A hat covered his head. Yet there was something about him. “Turn around,” she ordered, her voice trembling just a little. She couldn’t believe she’d caught him.
Slowly, he put his hands down at his sides.
“I will shoot you,” she said, meaning every word.
Slowly he turned around, and she took a step back. Her vision filled with silvery-blue eyes, black hair, and a roughly chiseled face.
Her breath stopped. The entire world tilted. “Paxton?”
“Hi, Hope.” He looked behind her, his gaze scouting the area.
She set her stance as memories assailed her. Pax playing with a stuffed dragon when they were toddlers. Him defending her to a bully. His lips lowering to hers for her first soft kiss. Years later, that same mouth taking hers after a motorcycle ride—not so softly. She still wore the silver ring he’d given her as a child and the pink quartz necklace he’d bought for her as a teenager. For luck.
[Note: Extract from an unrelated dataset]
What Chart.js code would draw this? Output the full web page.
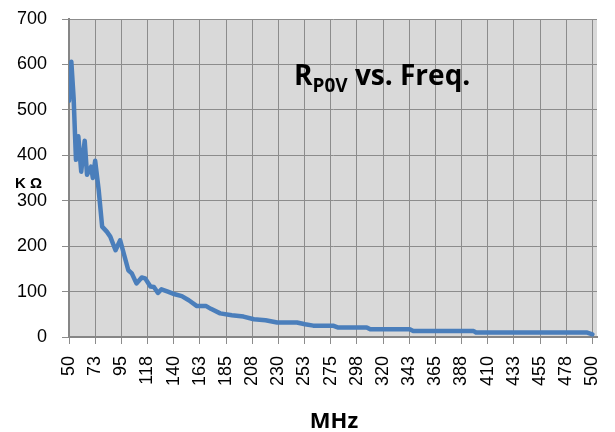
<!DOCTYPE html>
<html>
<head>
<meta charset="utf-8">
<script src="https://cdn.jsdelivr.net/npm/chart.js@4"></script>
<style>
  html, body { margin: 0; padding: 0; background: #ffffff; }
  #wrap { width: 615px; height: 432px; }
</style>
</head>
<body>
<div id="wrap"><canvas id="rpov-chart" width="615" height="432"></canvas></div>
<script>
// frequency (MHz) and R_P0V (kOhm)
const freqMHz = [50, 52, 54, 56, 58, 60.5, 63.5, 65.5, 69, 70.5, 72.5, 75.5, 78.5, 82.5, 85.5, 90, 94, 101, 104, 108,
  112.5, 115.5, 120, 123, 126.5, 129.5, 135, 141, 147, 153, 160, 168, 172, 180, 190, 200, 209, 219, 229, 246,
  253, 260, 277, 281, 306, 309, 343, 346, 398, 400, 495, 500];
const rpovKOhm = [520, 606, 525, 390, 442, 364, 432, 357, 375, 350, 388, 324, 243, 232, 221, 191, 213, 147, 140, 118,
  131, 129, 111, 110, 97, 105, 100, 94, 90, 81, 68, 68, 62, 52, 48, 45, 39, 37, 32, 32,
  28, 25, 25, 21, 21, 17, 17, 13, 13, 10, 10, 6];

const xTickLabels = ['50', '73', '95', '118', '140', '163', '185', '208', '230', '253', '275',
  '298', '320', '343', '365', '388', '410', '433', '455', '478', '500'];
const xTickValues = [50, 72.5, 95, 117.5, 140, 162.5, 185, 207.5, 230, 252.5, 275,
  297.5, 320, 342.5, 365, 387.5, 410, 432.5, 455, 477.5, 500];

Chart.defaults.font.family = "'Liberation Sans', Arial, sans-serif";
Chart.defaults.color = '#000000';

// grey plot area behind the grid
const plotBackground = {
  id: 'plotBackground',
  beforeDraw(chart) {
    const { ctx, chartArea: a } = chart;
    ctx.save();
    ctx.fillStyle = '#d9d9d9';
    ctx.fillRect(a.left, a.top, a.right - a.left, a.bottom - a.top);
    ctx.restore();
  }
};

// title inside the plot, horizontal y title and x title
const chartTexts = {
  id: 'chartTexts',
  afterDraw(chart) {
    const ctx = chart.ctx;
    ctx.save();
    ctx.fillStyle = '#000000';
    ctx.textBaseline = 'alphabetic';
    ctx.textAlign = 'left';

    let x = 294;
    ctx.font = "bold 28px 'Open Sans'";
    ctx.fillText('R', x, 85);
    x += ctx.measureText('R').width;
    ctx.font = "bold 19px 'Open Sans'";
    ctx.fillText('P0V', x, 92);
    x += ctx.measureText('P0V').width;
    ctx.font = "bold 28px 'Open Sans'";
    ctx.fillText(' vs. Freq.', x, 85);

    ctx.font = "bold 15px 'Liberation Sans'";
    ctx.fillText('K Ω', 15, 188);

    ctx.font = "bold 22px 'Open Sans'";
    ctx.textAlign = 'center';
    ctx.fillText('MHz', 334, 428);
    ctx.restore();
  }
};

new Chart(document.getElementById('rpov-chart'), {
  type: 'line',
  data: {
    datasets: [{
      data: freqMHz.map((f, i) => ({ x: f, y: rpovKOhm[i] })),
      borderColor: '#4a7ebb',
      borderWidth: 4.5,
      pointRadius: 0,
      tension: 0,
      fill: false,
      borderJoinStyle: 'round',
      borderCapStyle: 'round'
    }]
  },
  options: {
    responsive: false,
    animation: false,
    layout: { padding: { top: 19, right: 18, left: 0, bottom: 0 } },
    plugins: {
      legend: { display: false },
      tooltip: { enabled: false }
    },
    scales: {
      x: {
        type: 'linear',
        min: 50,
        max: 504,
        afterBuildTicks(scale) {
          scale.ticks = xTickValues.map(v => ({ value: v }));
        },
        afterFit(scale) {
          scale.height = 95;
          scale.paddingLeft = 0;
          scale.paddingRight = 0;
        },
        ticks: {
          minRotation: 90,
          maxRotation: 90,
          autoSkip: false,
          padding: 12,
          font: { size: 18 },
          callback: (v, i) => xTickLabels[i]
        },
        grid: { color: '#8c8c8c', lineWidth: 1, tickLength: 7 },
        border: { color: '#868686', width: 2 }
      },
      y: {
        min: 0,
        max: 700,
        afterFit(scale) {
          scale.width = 69;
          scale.paddingTop = 0;
          scale.paddingBottom = 0;
        },
        ticks: { stepSize: 100, padding: 15, font: { size: 18 } },
        grid: { color: '#8c8c8c', lineWidth: 1, tickLength: 7 },
        border: { color: '#868686', width: 2 }
      }
    }
  },
  plugins: [plotBackground, chartTexts]
});
</script>
</body>
</html>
He edged toward the side. Paxton was supposed to be a scientist working with his uncle. But what exactly had he been doing? Her best friend was a traitor.
The betrayal wasn’t sharp; it didn’t cut like a knife. It was the full swing of a baseball bat, right to the center of her heart, smashing the silly organ into useless bits. “It’s you.”
His body bunched to attack. “Yeah.”
Without hesitating, she fired three times, hitting center mass.
Chapter Four
He couldn’t believe she’d fucking shot him. Paxton Phoenix sat on his ass on the frozen cobblestones, his back to a brick building as fury slid through his veins. Oh, she hadn’t damaged his heart, and she could have. He’d practiced shooting with her enough to know that she could have easily put him in the hospital for a month.
Instead, blood poured out of his left shoulder, the right side of his rib cage, and his gut. Then she’d nailed him in the left thigh, forcing him to go down. He met her furious glare squarely. He’d always known that someday it would come down to this. Oh, he hadn’t expected to get shot, but he’d been certain that sooner or later he’d see this stark betrayal in her indigo-blue eyes.